Our government may seem to be imagining that talking about the problem is the end of governance, whereas our health professionals erroneously put out the palpable falsity that unless our facilities are as equipped as St Luke’s Hospital in Houston in the United States, and Cromwell Hospital in England, Ghanaian health professionals will continue to be a wasted and useless national human resource. This kind of reasoning is the opposite of inventiveness, initiative, real passion for positive change in our circumstances, and an affirmation of the extremely negative about our prospects as a people and a nation. Not even centuries of slavery succeeded in killing our souls than the reaction and lack of action on the part of those who have been given the power to do something.

Already 18 months of the given four-year mandate is gone, never to return, and the official answer to the problem of the cedi today is to cite its value in 1993 and in other previous regimes.
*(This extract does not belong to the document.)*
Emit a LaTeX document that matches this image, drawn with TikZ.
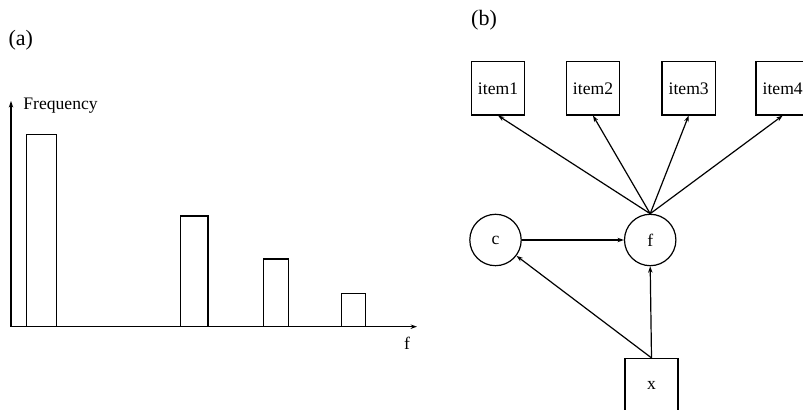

Where is that market in 2018 that things are sold at 2005 prices? And why is such a defence even necessary or relevant? If things were so hard in the past, how can that be an excuse for accepting the hardships of today after a year and half of change? We don’t live in the past, nobody does, but in the present and the future.
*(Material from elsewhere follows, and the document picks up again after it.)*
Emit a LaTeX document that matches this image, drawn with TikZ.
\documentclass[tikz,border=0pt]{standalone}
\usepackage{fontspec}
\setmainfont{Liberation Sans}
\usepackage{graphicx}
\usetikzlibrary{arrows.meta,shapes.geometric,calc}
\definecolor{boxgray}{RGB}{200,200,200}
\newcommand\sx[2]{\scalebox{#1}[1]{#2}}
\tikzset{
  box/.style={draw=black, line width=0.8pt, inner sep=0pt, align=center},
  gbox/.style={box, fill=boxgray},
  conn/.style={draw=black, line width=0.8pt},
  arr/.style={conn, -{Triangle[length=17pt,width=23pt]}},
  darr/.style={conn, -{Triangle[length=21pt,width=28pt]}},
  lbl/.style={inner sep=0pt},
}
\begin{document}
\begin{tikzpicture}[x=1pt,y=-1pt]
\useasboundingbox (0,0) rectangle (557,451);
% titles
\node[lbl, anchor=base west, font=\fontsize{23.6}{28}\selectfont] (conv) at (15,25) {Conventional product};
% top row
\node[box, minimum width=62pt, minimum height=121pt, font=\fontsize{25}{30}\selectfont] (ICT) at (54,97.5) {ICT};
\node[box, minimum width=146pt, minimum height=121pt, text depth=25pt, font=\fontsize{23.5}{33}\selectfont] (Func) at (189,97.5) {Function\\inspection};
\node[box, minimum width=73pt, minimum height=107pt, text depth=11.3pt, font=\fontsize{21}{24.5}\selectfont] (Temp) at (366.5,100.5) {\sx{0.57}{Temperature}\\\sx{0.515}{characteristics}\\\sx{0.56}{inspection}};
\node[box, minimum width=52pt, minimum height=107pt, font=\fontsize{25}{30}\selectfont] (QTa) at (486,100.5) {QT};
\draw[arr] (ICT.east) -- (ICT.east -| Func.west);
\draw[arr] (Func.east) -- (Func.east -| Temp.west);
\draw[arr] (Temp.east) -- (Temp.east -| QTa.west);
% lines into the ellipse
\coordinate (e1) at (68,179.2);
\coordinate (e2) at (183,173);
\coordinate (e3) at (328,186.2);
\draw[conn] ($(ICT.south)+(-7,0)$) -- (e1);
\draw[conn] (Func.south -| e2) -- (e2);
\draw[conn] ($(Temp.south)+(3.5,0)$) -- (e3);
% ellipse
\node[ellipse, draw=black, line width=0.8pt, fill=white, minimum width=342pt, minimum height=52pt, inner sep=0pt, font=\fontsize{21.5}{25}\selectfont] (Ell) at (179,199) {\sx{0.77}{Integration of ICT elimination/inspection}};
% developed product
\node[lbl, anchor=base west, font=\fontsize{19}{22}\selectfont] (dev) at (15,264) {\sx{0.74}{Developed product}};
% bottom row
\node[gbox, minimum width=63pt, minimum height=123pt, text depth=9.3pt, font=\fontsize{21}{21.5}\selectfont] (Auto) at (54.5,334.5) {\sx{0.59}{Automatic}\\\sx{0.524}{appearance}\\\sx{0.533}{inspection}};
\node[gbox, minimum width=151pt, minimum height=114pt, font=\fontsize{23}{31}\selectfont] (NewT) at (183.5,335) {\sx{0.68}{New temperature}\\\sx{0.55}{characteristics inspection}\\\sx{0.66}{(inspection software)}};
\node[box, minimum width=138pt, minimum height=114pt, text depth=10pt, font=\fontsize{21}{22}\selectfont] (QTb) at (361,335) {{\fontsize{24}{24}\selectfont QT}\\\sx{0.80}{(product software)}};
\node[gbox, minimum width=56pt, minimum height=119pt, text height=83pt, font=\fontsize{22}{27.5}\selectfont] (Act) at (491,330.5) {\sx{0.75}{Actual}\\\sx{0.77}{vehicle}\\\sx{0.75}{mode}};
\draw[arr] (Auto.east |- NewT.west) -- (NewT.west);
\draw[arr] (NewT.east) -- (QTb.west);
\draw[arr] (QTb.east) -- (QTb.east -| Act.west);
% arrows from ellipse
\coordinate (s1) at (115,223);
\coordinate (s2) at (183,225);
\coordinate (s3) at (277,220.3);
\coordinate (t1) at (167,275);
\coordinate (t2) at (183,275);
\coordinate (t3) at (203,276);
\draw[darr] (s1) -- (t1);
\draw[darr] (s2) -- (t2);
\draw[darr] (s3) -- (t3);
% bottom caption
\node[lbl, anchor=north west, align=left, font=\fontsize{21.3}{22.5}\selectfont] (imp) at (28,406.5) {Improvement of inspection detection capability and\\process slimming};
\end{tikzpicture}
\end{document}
I can agree that things are very difficult only to a certain extent. Our obligations to our creditors and to Ghanaians employed in our civil and public services do really consume nearly all our revenues. But the current government is not the first to be confronted with this seemingly insuperable situation. Previous governments had experienced similar environments and managed to leave us enduring legacies in concrete and stone for succeeding generations. Just one example will suffice for my despair. The Jubilee House, began by President Kufuor, was completed in the time of President Mills and first fully used by President Mahama. If Presidents Mills and Mahama had stopped construction as this government had done for so many projects started by its predecessor government, where would this nation be with a befitting imposing edifice for its Presidency?

Rail tracks

I also discovered last Wednesday that the railway tracks at the Kwame Nkrumah Circle had been removed without any sign of replacement at a time our government has a dedicated ministry for the sector. That particular level crossing is maybe the most emphatic instance of the retrogression of our thinking on national problems. I would have been very encouraged by the development trajectory of this government if it had decided to start its modernisation of our rail transport right at that juncture, to give us hope in the mantra of Ghana without aid, just as the obvious infrastructural bias of the previous regime was plain for all with eyes to see and its eternal testament. But alas.

The government is not merely place holding, or just warming seats. Concentrating all guns on your opposition has value only when you are in opposition. The opposition has no duty to help the government with suggestions or anything else because the responsibility is not theirs. On the other hand, it is the government which can exercise magnanimity in all situations.

As for the opposition, their duty is to oppose and criticise all bad policies till even extreme reactionaries take notice and effect change, to paraphrase the late radical Republican Mayor of New York, Fiorelli la Guardia. Condemning the past does not create anything worthwhile today. Our airwaves now preach the gospel of inaction.